◆ PROBLEM DESCRIPTION:
Say how many lines hold the string "chart"; please write nothing but the number.

[start of INFORMATION SHOWN]

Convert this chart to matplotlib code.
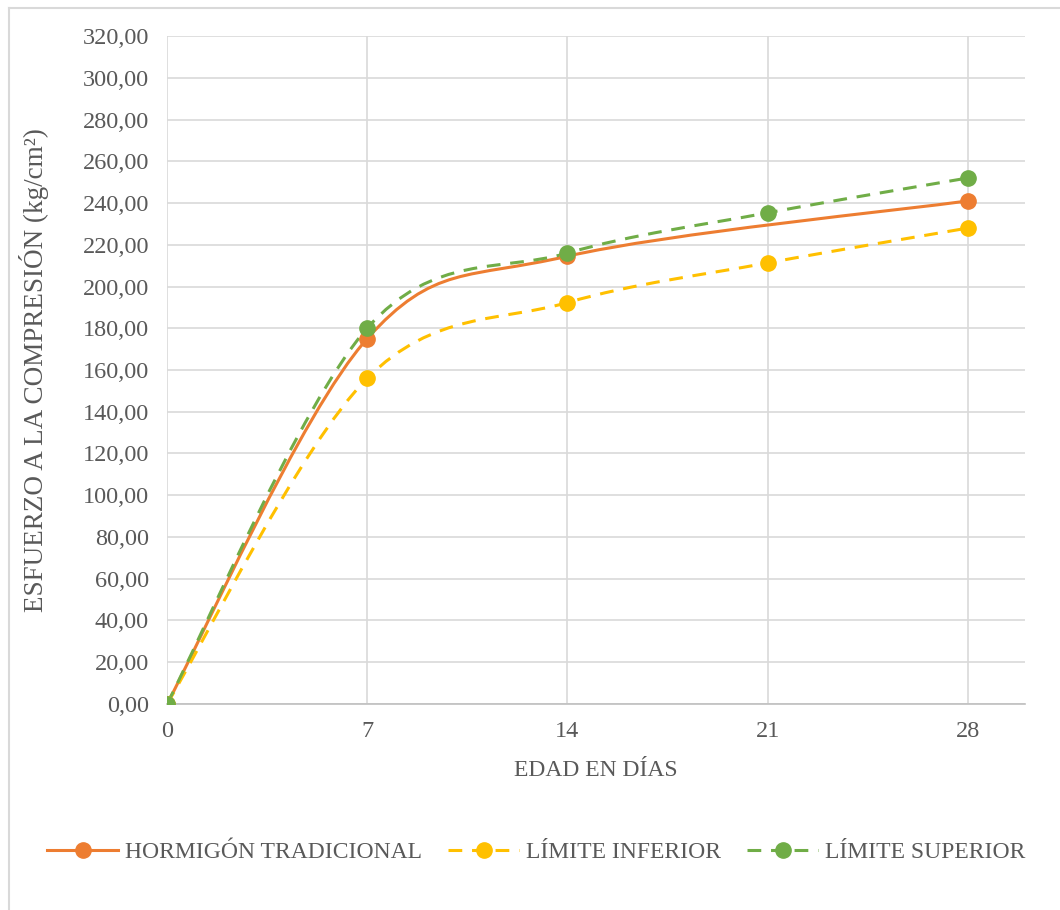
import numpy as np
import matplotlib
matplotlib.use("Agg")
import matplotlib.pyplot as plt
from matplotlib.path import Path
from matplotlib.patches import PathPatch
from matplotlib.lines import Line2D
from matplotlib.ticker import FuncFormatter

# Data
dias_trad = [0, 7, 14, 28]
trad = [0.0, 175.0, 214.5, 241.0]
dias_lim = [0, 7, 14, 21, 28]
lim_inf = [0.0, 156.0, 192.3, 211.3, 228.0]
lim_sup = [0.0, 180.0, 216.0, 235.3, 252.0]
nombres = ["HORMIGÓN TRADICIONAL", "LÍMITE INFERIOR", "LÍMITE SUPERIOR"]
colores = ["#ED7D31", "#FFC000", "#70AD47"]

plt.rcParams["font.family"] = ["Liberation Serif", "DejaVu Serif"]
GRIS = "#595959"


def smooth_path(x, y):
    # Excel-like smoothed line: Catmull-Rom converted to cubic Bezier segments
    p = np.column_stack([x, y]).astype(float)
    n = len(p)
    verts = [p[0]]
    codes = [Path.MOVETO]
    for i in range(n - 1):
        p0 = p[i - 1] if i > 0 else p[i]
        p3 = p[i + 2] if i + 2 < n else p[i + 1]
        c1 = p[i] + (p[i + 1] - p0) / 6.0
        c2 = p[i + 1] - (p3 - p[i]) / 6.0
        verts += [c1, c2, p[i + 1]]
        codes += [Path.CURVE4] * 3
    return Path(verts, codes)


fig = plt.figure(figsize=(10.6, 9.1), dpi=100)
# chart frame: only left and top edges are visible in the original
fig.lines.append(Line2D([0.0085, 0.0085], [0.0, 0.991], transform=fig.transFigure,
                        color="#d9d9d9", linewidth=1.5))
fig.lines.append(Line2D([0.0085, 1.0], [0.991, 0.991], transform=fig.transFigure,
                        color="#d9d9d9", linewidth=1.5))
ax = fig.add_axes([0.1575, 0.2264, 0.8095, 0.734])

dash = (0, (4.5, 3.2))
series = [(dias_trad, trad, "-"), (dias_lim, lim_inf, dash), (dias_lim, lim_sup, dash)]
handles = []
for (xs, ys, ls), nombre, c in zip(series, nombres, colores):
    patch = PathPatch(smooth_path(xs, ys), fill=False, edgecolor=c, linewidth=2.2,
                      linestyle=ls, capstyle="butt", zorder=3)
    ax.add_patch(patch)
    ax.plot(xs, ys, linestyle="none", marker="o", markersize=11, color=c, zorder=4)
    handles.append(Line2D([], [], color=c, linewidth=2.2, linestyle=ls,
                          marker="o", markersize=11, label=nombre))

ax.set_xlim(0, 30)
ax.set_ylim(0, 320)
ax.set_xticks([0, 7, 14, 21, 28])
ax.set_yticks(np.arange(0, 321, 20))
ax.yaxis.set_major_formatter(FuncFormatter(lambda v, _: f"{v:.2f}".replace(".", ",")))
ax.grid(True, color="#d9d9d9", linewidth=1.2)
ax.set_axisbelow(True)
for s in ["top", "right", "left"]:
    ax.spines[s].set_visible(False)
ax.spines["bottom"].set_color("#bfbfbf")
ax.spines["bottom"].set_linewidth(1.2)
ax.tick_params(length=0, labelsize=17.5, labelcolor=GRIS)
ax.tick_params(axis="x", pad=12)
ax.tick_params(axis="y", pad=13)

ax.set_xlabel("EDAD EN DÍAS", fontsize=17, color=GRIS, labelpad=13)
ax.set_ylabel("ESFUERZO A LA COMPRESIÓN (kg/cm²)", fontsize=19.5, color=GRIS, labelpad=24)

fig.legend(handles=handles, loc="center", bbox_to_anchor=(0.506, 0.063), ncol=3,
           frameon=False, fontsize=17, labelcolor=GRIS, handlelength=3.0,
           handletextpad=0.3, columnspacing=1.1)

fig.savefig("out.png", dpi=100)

[end of INFORMATION SHOWN]

◆ RESPONSE:
2